Способом задания временного плана в «Песне о Соколе» становятся некоторые лексические маркеры: море уснуло, южной ночи, сияния луны. Очевидно, что перед нами ночное время суток, время, когда Надым-Рагим-оглы произносит: «Верный богу человек идет в рай. А который не служит богу и пророку? Может, он – вот в этой пене…И те серебристые пятна на воде, может, он же… кто знает?» В небольшой философской фразе заложен смысл всего произведения, которое всего лишь становится попыткой Горького ответить на вечный вопрос, для чего мы живем. Но высший замысел непостижим, именно поэтому появляется песня, в которой отражены отголоски древнего миропонимания, древнее время и пространство. Именно поэтому и образ горы, и образ воды, и образ луны становятся своеобразными маркерами пространственно-временного плана, одновременно становясь знаками романтической ситуации.

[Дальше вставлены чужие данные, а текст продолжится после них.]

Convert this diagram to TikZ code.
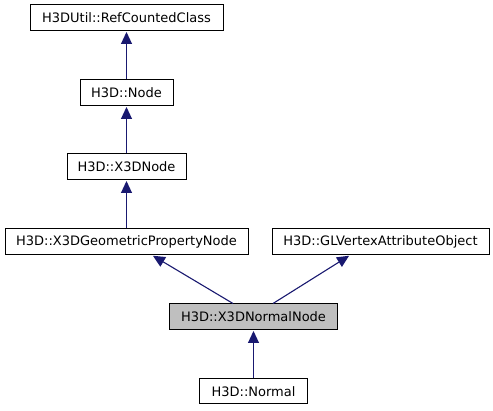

Семантика времени в «Песне о Буревестнике» передается грамматически: настоящее время (настоящее неактуальное) и будущее время позволяют утверждать, что в данном тексте само понятие «время» относительно, так как отсчет временного плана идет от момента начала бури, а пространства – от Буревестника, занимающего промежуточное положение в пространстве.
Итак, мифологическое понимание образов «Песни о Соколе» и «Песни о Буревестнике», расшифровка контекстуальных маркеров пространства и времени позволяет прочитывать достаточно известные произведения на глубинном уровне.